Third Normal Form (3NF):
- A table can be taken to the 3rd Normal Form only if it is fully compliant with the rules laid for being called 2nd NF.
- The next rule that comes into picture is that there should be no transitive functional dependencies.
- A transitive functional dependency is that scenario when changing a non-key column may affect in changing any other non-key column values.
- Ideally, a table cannot go further than this level in the process of normalization, but for the sake of knowing things, we will go through the others as well.
BCNF (Boyce-Codd Normal Form)
Even when a database is in 3rd Normal Form, still there would be anomalies resulted if it has more than one Candidate Key.

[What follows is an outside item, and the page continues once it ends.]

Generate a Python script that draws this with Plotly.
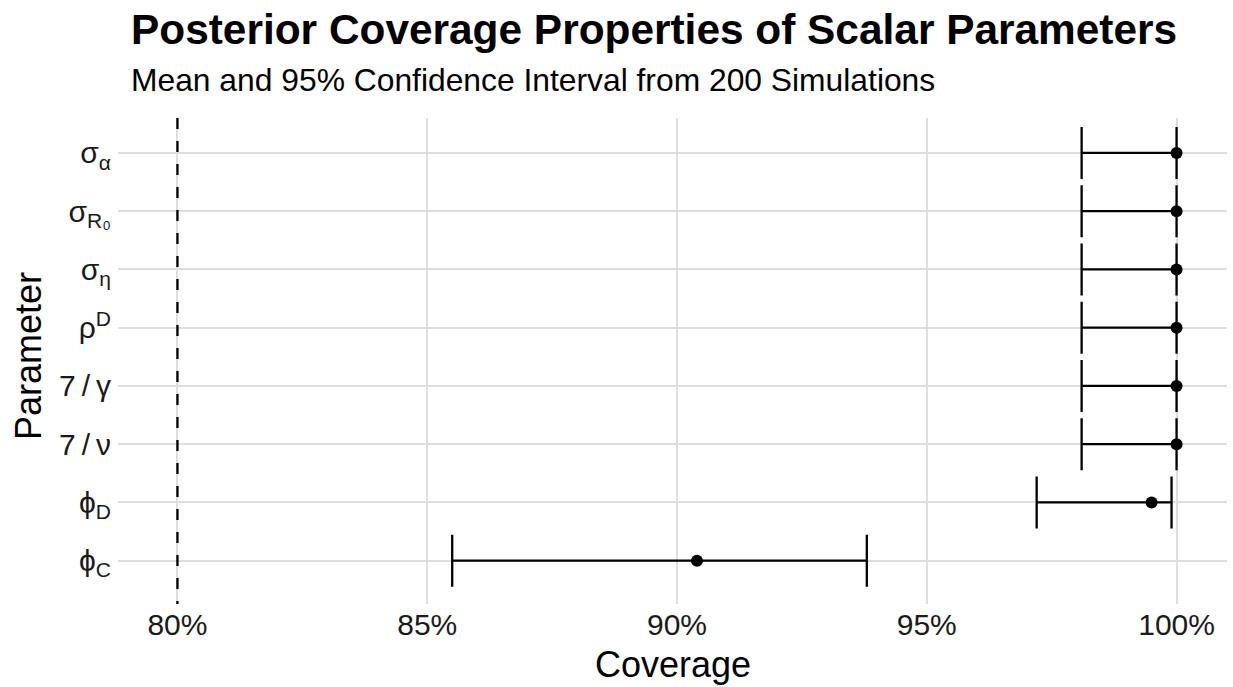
import plotly.graph_objects as go

# ---- data (coverage in %) ----
params = ["sigma_alpha", "sigma_R0", "sigma_eta", "rho_D", "7/gamma", "7/nu", "phi_D", "phi_C"]
param_labels = ["σ<sub>α</sub>", "σ<sub>R₀</sub>", "σ<sub>η</sub>", "ρ<sup>D</sup>",
                "7\u2009/\u2009γ", "7\u2009/\u2009ν", "ϕ<sub>D</sub>", "ϕ<sub>C</sub>"]
coverage_mean = [100.0, 100.0, 100.0, 100.0, 100.0, 100.0, 99.5, 90.4]
coverage_lower = [98.1, 98.1, 98.1, 98.1, 98.1, 98.1, 97.2, 85.5]
coverage_upper = [100.0, 100.0, 100.0, 100.0, 100.0, 100.0, 99.9, 93.8]
x_ticks = [80, 85, 90, 95, 100]
x_tick_labels = ["80%", "85%", "90%", "95%", "100%"]
nominal_level = 80

FONT = "Liberation Sans, Arial, Helvetica, sans-serif"

err_plus = [u - m for u, m in zip(coverage_upper, coverage_mean)]
err_minus = [m - l for m, l in zip(coverage_mean, coverage_lower)]

fig = go.Figure()
fig.add_trace(go.Scatter(
    x=coverage_mean, y=params, mode="markers",
    marker=dict(color="black", size=12),
    error_x=dict(type="data", symmetric=False, array=err_plus, arrayminus=err_minus,
                 color="black", thickness=2.3, width=26),
    showlegend=False, hoverinfo="x+y",
))

fig.add_shape(type="line", xref="x", yref="paper", x0=nominal_level, x1=nominal_level,
              y0=1, y1=0, line=dict(color="black", width=2.3, dash="11px,12px"), layer="above")

L, R, T, B = 118, 6, 118, 83
W, H = 1233, 687
ph = H - T - B
pw = W - L - R

def py(Y):
    return (H - B - Y) / ph

def px(X):
    return (X - L) / pw

fig.update_layout(
    width=W, height=H,
    margin=dict(l=L, r=R, t=T, b=B, pad=0),
    paper_bgcolor="white", plot_bgcolor="white",
    font=dict(family=FONT, color="black"),
    xaxis=dict(range=[78.81, 101.01], tickvals=x_ticks, ticktext=x_tick_labels,
               showgrid=True, gridcolor="#DEDEDE", gridwidth=2, zeroline=False,
               showline=False, ticks="", automargin=False,
               tickfont=dict(size=30, color="#1a1a1a")),
    yaxis=dict(type="category", categoryorder="array", categoryarray=params,
               tickvals=params, ticktext=param_labels, range=[7.744, -0.6],
               showgrid=True, gridcolor="#DEDEDE", gridwidth=2, zeroline=False,
               showline=False, ticks="", automargin=False, ticklabelstandoff=6,
               tickfont=dict(size=30, color="#1a1a1a")),
    annotations=[
        dict(text="<b>Posterior Coverage Properties of Scalar Parameters</b>",
             xref="paper", yref="paper", x=px(129), y=py(30), xanchor="left", yanchor="middle",
             showarrow=False, font=dict(size=42.4, color="black", family=FONT)),
        dict(text="Mean and 95% Confidence Interval from 200 Simulations",
             xref="paper", yref="paper", x=px(129), y=py(80), xanchor="left", yanchor="middle",
             showarrow=False, font=dict(size=31.8, color="black", family=FONT)),
        dict(text="Coverage", xref="paper", yref="paper", x=0.5, y=py(664),
             xanchor="center", yanchor="middle", showarrow=False,
             font=dict(size=36, color="black", family=FONT)),
        dict(text="Parameter", xref="paper", yref="paper", x=px(28), y=py(356),
             xanchor="center", yanchor="middle", textangle=-90, showarrow=False,
             font=dict(size=36, color="black", family=FONT)),
    ],
)

fig.write_html("out.html", config={"displayModeBar": False},
               post_script="document.body.style.margin='0';")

Sometimes is BCNF is also referred as 3.5 Normal Form.
4NF (Fourth Normal Form)
If no database table instance contains two or more, independent and multivalued data describing the relevant entity, then it is in 4th Normal Form.
Fifth Normal Form (5NF):
- Firstly, a table can be in the 5th NF only if it is compliant with all the rules laid for it to be called 4th NF.
- A database table should no longer be in a state to be decomposed to further tables without losing any data, only then it will be called to be in the 5th NF form.
In order to achieve this, the first and most important thing is how you design your database? Below are the some points which we need to know before creating database tables.
- The first database design mistake the developers are doing is they don’t put the proper primary key and unique keys or candidate keys.
- The second design mistake people do is, they are adding multiple values into a single column. For example, let say a customer buys multiple products, then what people are doing is, they are adding all products in a single column separated them either by comma or pipe symbol.
- Repeating group problems means we are creating columns that are exactly the same. In order to solve the above repeating group problem what we need to do is we need to create another table called Product i.e. to resolve this problem we need to split the table. So, what we are going to do is, we are going to create two tables, one table is going to hold Customer data and the other table is going to hold product information.
- The fourth design problem that lots of developers do is, they make non-key columns (columns without primary key) in the tables which are not dependent on the primary key column.
So if we take care of the above problems before creating the database tables then we are able to create a proper and efficient database. And this is called the Normalization of Database.